I guess one of the primary responses to that kind of selloff is live performance. Last year’s Radiohead tour featured a lot of back catalog as well as more recent songs. Playing them now must seem a lot like looking at old photos? “Yes with bad haircuts. Of which I have had many …”
It’s also a political journey, I imagine, the things-can-only-get-better hopes of pre-1997, the despair at what followed?
“The Blair years I was most angry with,” he says. “Still am. Just the level of hypocrisy. I always feel strongly that line in ‘The Gloaming': ‘You are murderers — we are not the same as you.’ We are still the generation who went into an illegal war. And the guy who took us there is giving lectures around the world and sitting in his lovely house with an armed guard. Every time I sing those words, I think of him sitting there. Thinking, what the f***, how did we let him get away with that?”
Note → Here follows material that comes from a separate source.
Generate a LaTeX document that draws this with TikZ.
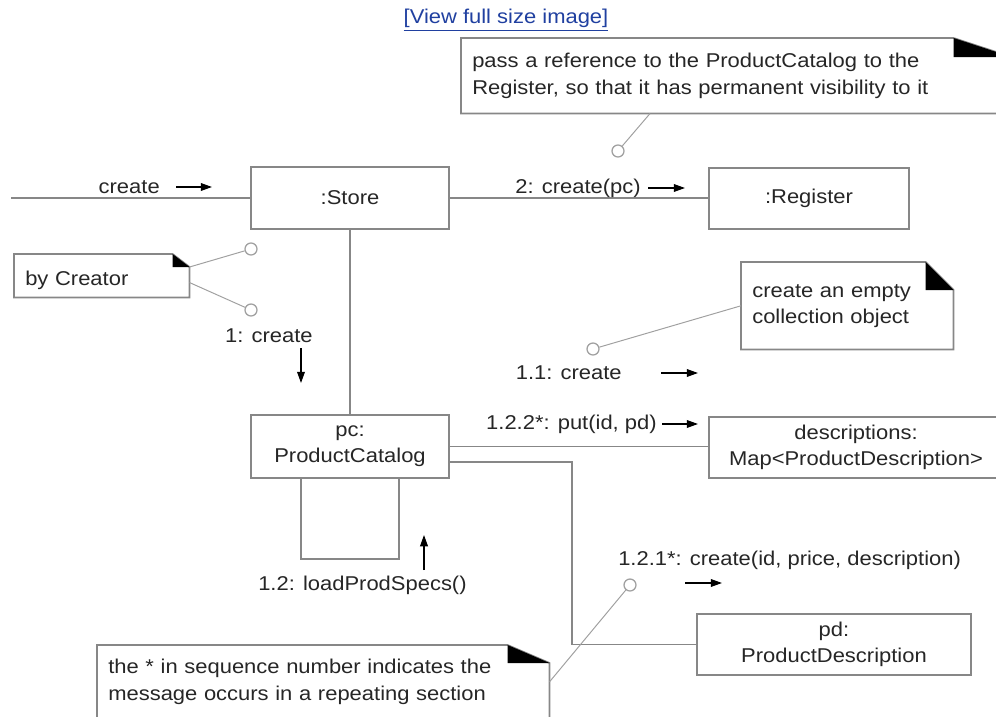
\documentclass[tikz,border=0pt]{standalone}
\usepackage{fontspec}
\setmainfont{Liberation Sans}[FakeStretch=1.1]
\usepackage{tikz}
\usetikzlibrary{positioning, arrows.meta, calc}
\usepackage{xcolor}
\newlength\px
\setlength\px{0.025cm}
\definecolor{boxgray}{RGB}{135,135,135}
\definecolor{notegray}{RGB}{160,160,160}
\definecolor{inkgray}{RGB}{38,38,38}
\definecolor{linkblue}{RGB}{32,64,160}
\tikzset{
  obj/.style={draw=boxgray, line width=1.2pt, fill=white, align=center, inner sep=0pt, text=inkgray},
  assoc/.style={draw=boxgray, line width=1.2pt},
  notebox/.style={align=left, inner xsep=11\px, inner ysep=0pt, text=inkgray},
  noteline/.style={draw=notegray, line width=0.7pt},
  notedot/.style={circle, draw=notegray, line width=0.9pt, fill=white, minimum size=12\px, inner sep=0pt},
  msglabel/.style={inner sep=0pt, text=inkgray},
  msg/.style={draw=black, line width=0.9pt, -{Triangle[length=8pt, width=5.5pt]}},
}
% outline of a note with its folded corner: node, fold width, fold height
\newcommand\dogear[3]{%
  \draw[draw=boxgray, line width=1.2pt] (#1.north west) -- ($(#1.north east)+(-#2,0)$) -- ($(#1.north east)+(0,#3)$) -- (#1.south east) -- (#1.south west) -- cycle;
  \fill[black] ($(#1.north east)+(-#2,0)$) -- ($(#1.north east)+(-#2,#3)$) -- ($(#1.north east)+(0,#3)$) -- cycle;
}

\begin{document}
\begin{tikzpicture}[x=0.025cm, y=-0.025cm, font=\fontsize{14.2}{18.6}\selectfont]
  \useasboundingbox (0,0) rectangle (996,717);
  \clip (0,0) rectangle (996,717);

  \node[text=linkblue] (viewlink) at (506,20) {\underline{[View full size image]}};

  % objects
  \node[obj, minimum width=198\px, minimum height=62\px] (store) at (350,198) {:Store};
  \node[obj, minimum width=200\px, minimum height=61\px] (register) at (809,198.5) {:Register};
  \node[obj, minimum width=198\px, minimum height=63\px] (pc) at (350,446.5) {pc:\\ProductCatalog};
  \node[obj, minimum width=294\px, minimum height=61\px] (descr) at (856,447.5) {descriptions:\\Map<ProductDescription>};
  \node[obj, minimum width=274\px, minimum height=61\px] (pd) at (834,644.5) {pd:\\ProductDescription};

  % links
  \coordinate (entry) at (11,198);
  \draw[assoc] (entry) -- (store);
  \draw[assoc] (store.east) -- (store.east -| register.west);
  \draw[assoc] (store) -- (pc);
  \draw[assoc] (pc.east) -- (pc.east -| descr.west);
  \draw[assoc] ($(pc.east)+(0,15.5)$) -| ($(pd.west)+(-124,0)$) -- (pd.west);
  \draw[assoc] ($(pc.south)+(-49,0)$) -- ++(0,80) -| ($(pc.south)+(49,0)$);

  % messages
  \node[msglabel, anchor=east] (mcreate) at (160,187) {create};
  \draw[msg] ($(mcreate.east)+(16,0)$) -- ++(36,0);
  \node[msglabel, anchor=east] (m2) at (641,188) {2: create(pc)};
  \draw[msg] ($(m2.east)+(7,0)$) -- ++(37,0);
  \node[msglabel, anchor=east] (m1) at (313,336) {1: create};
  \draw[msg] ($(m1.east)+(-12,12)$) -- ++(0,35);
  \node[msglabel, anchor=east] (m11) at (622,373) {1.1: create};
  \draw[msg] ($(m11.east)+(39,0)$) -- ++(37,0);
  \node[msglabel, anchor=east] (m122) at (657,424) {1.2.2*: put(id, pd)};
  \draw[msg] ($(m122.east)+(5,0)$) -- ++(36,0);
  \node[msglabel, anchor=west] (m121) at (618,560) {1.2.1*: create(id, price, description)};
  \draw[msg] ($(m121.west)+(67,23)$) -- ++(37,0);
  \node[msglabel, anchor=west] (m12) at (258,585) {1.2: loadProdSpecs()};
  \draw[msg] ($(m12.west)+(166,-15)$) -- ++(0,-35);

  % notes
  \node[notebox, anchor=north west, minimum height=75\px, text width=528\px] (visnote) at (461,38)
    {pass a reference to the ProductCatalog to the\\Register, so that it has permanent visibility to it};
  \dogear{visnote}{58}{19}
  \node[notebox, anchor=north west, minimum height=43\px, text width=153\px, text height=16.5pt, text depth=3pt] (creator) at (14,254) {by Creator};
  \dogear{creator}{17}{13}
  \node[notebox, anchor=north west, minimum height=87\px, text width=190\px] (empty) at (741,262)
    {create an empty\\collection object};
  \dogear{empty}{28}{28}
  \node[notebox, anchor=north west, minimum height=73\px, text width=430\px] (starnote) at (97,645)
    {the * in sequence number indicates the\\message occurs in a repeating section};
  \dogear{starnote}{42}{18}

  \node[notedot] (c1) at (618,151) {};
  \node[notedot] (c2) at (251,249) {};
  \node[notedot] (c3) at (251,310) {};
  \node[notedot] (c4) at (593,349) {};
  \node[notedot] (c5) at (630,585) {};
  \draw[noteline] ($(visnote.south west)+(189,0)$) -- (c1);
  \draw[noteline] ($(creator.north east)+(0,13)$) -- (c2);
  \draw[noteline] ($(creator.south east)+(0,-15)$) -- (c3);
  \draw[noteline] (empty.west) -- (c4);
  \draw[noteline] (starnote.east) -- (c5);
\end{tikzpicture}
\end{document}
I wonder if he feels his audiences have become more politicized in recent years? “What I find fascinating is the generation in America that are now students,” he says. “In our “Hail to the Thief” period — 2003 — it was very raw and you had to be careful how you discussed things. Post-9/11 kids were realizing that this bubble that they had been living in had burst, politically, economically. Their whole place in the world had gone. Now you find that campuses in America are far less confused, more switched on to those arguments.”
At the same time, his recent work has seemed less confrontational in tone, not just with Atoms for Peace but also in the Buddhist inflections of the last Radiohead album, “King of Limbs,” which memorably featured Yorke doing a kind of manic tai chi dance in the video of his song Lotus Flower. Where has that antic spirit emerged from?
Partly, he says, it’s quite a deliberate response to previous depressive tendencies. He armed himself against any midlife despair, he says, with a three-point plan: “Running, yoga, meditation.” He wouldn’t exactly describe himself as centered yet, he says, but he tries.
While working on “King of Limbs” he took himself off into the park early every morning, sat on a bench for an hour. “It was important at the time,” he says. “I wanted to be properly open-minded about what would happen in the studio.” He suggests that approach might be a different kind of politics for him — “Just being looser in your thinking allows you to avoid fixed ideas.” It allows him to take more physical pleasure in the craft and act of singing, he says, “how it makes you feel physically.” He has come to discover that the best things that happen musically “are often when you’re super-unsure and kind of flailing around. You just work at it and wait.”
While he was in California, with Flea, Yorke became an unlikely surfing convert, if not quite a fully paid-up beach boy. Though he is still “pretty crap at it,” he found the experience a useful exercise in patience.
“I used always to try to force things, in the studio,” he says. “But it’s like, you can sit out there on a board for ages waiting for the right wave to come along. You can’t get angry about it.
“You know it will happen eventually and you start to understand the waiting itself might be part of it. Part of the fun.”